Nunavut election candidates court the Kitikmeot

“Campaigning in the largest riding of Canada is hard, with four languages and three time zones”

Elders, seen here outside the polling station in Cambridge Bay on Oct. 19, 2015, were part of Nunavut’s record number of voters in that federal election. Voter turnout remains a big unknown in the coming Oct. 21 election, but all three candidates from the leading parties have come to the western Nunavut hub to court votes there. (Photo by Jane George)

By Jane George

CAMBRIDGE BAY—With the Oct. 21 federal election approaching fast, candidates for the three leading parties in Nunavut recently hit the ground in western Nunavut in an effort to secure votes.

To gauge how their campaigns have gone so far, Nunatsiaq News caught up with the three women vying to become Nunavut’s next MP: the Conservatives’ Leona Aglukkaq, the Liberals’ Megan Pizzo-Lyall and the NDP’s Mumilaaq Qaqqaq.

Leona Aglukkaq: “Experience that delivers”

Leona Aglukkaq, the Conservatives’ candidate in Nunavut, stands in the Luke Novoligak Community Hall in Cambridge Bay where she attended the Kitikmeot Inuit Association annual general meeting. (Photo by Jane George)

Former Nunavut MP Leona Aglukkaq is no stranger to the campaign trail.

“When I get to the communities, I just kind of do my thing. It’s my fourth federal election, so I have a pretty good idea of what I have to get done on the ground,” Aglukkaq said.

For instance, when she arrived late one recent evening in Baker Lake, she looked at the various contacts that her supporters had supplied before she went to sleep.

“The first thing in the morning, at 8:30 a.m., I was out for my appointments. I went to the municipality, booked my radio show.
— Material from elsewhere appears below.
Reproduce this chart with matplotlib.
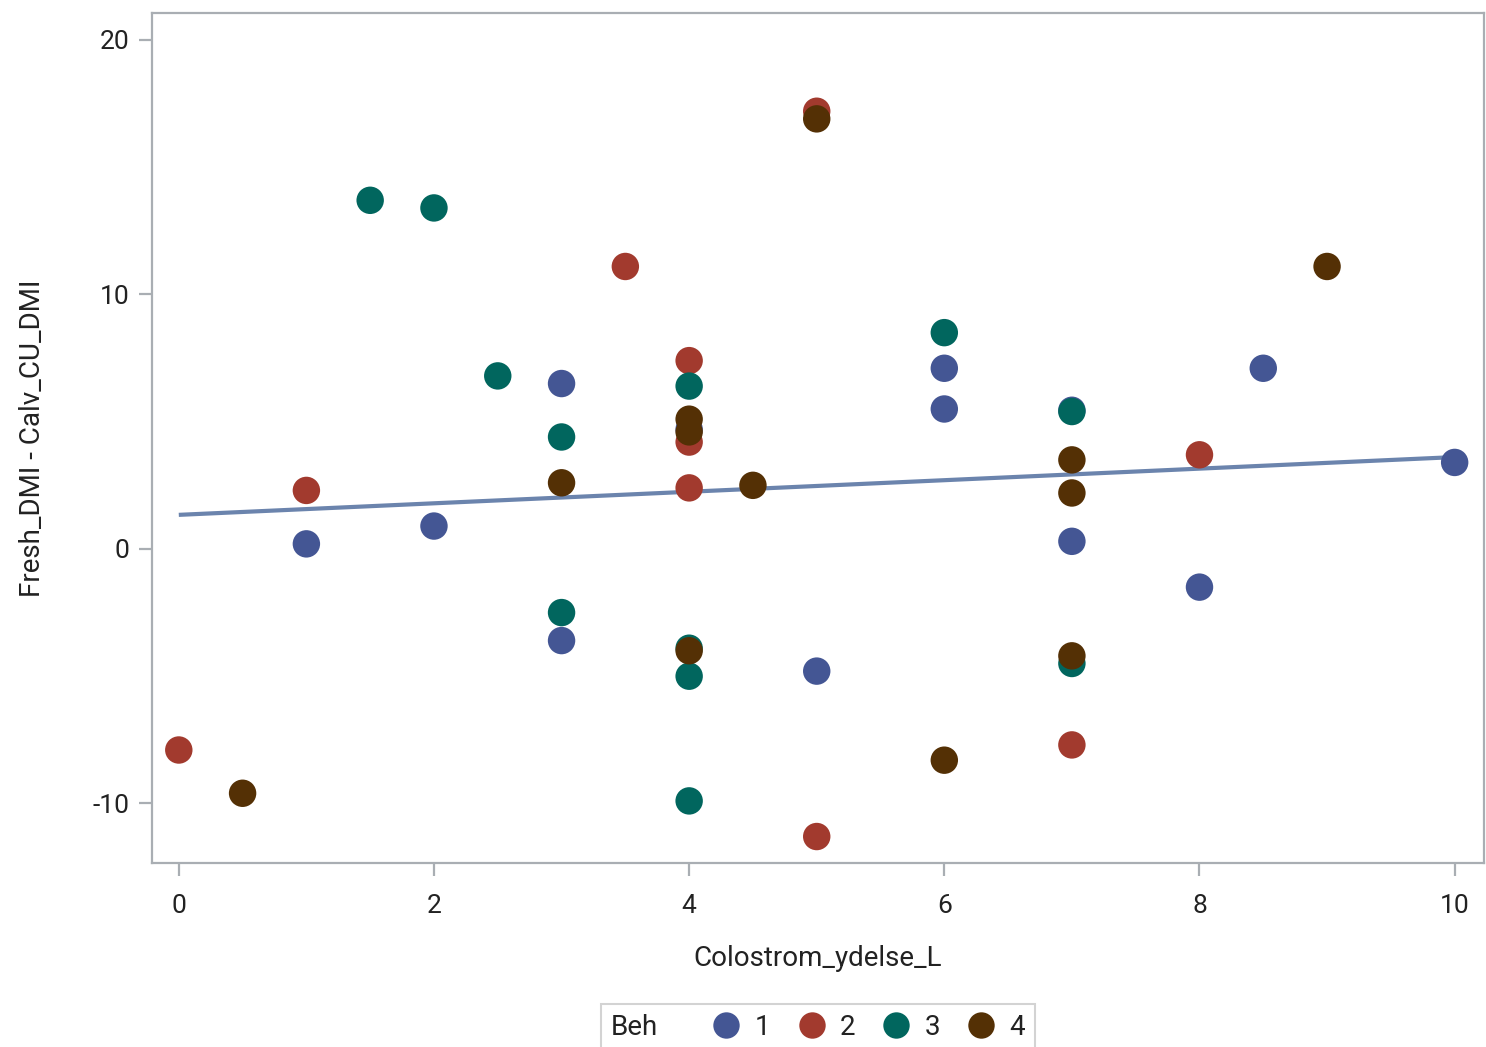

Before that I visited as many as I could: I did a presentation at the school to high school students, then did my radio show and after dinner I did more door-knocking,” she said.

The high cost of living and the housing crisis are what Aglukkaq said she keeps on hearing about.

“The number one issue that keeps on coming up over and over and over: it’s affordability of housing, the lack of housing,” she said. “It’s an issue that has gotten worse not better.”

Aglukkaq said she’s also hearing people want a strong MP.

Running for the Liberals, Hunter Tootoo beat Aglukkaq in 2015, but in mid-2016, Tootoo’s political career was destroyed by scandal, after he admitted to a “consensual and inappropriate relationship” with a junior female staff member, and he left the Liberal party to sit as an Independent.

“My sense is from what I have heard from Nunavummiut is that they want a strong representation in Ottawa,” Aglukkaq said. “People have come up to me and said, ‘You have the experience, Leona. I am going to support you.’ That is what I am hearing on the ground, not so much about the national leaders, rather that we want a strong voice in Ottawa.”

That was also Aglukkaq’s message when Conservative leader Andrew Scheer visited Iqaluit in June.

But there’s a challenge—getting the vote out.

By the end of the campaign, Aglukkaq will have knocked on doors in about 20 of Nunavut’s 25 communities.

To do that, she’s travelled half by charter and half on scheduled flights: “sometimes you need to charter or you can’t get to the communities.”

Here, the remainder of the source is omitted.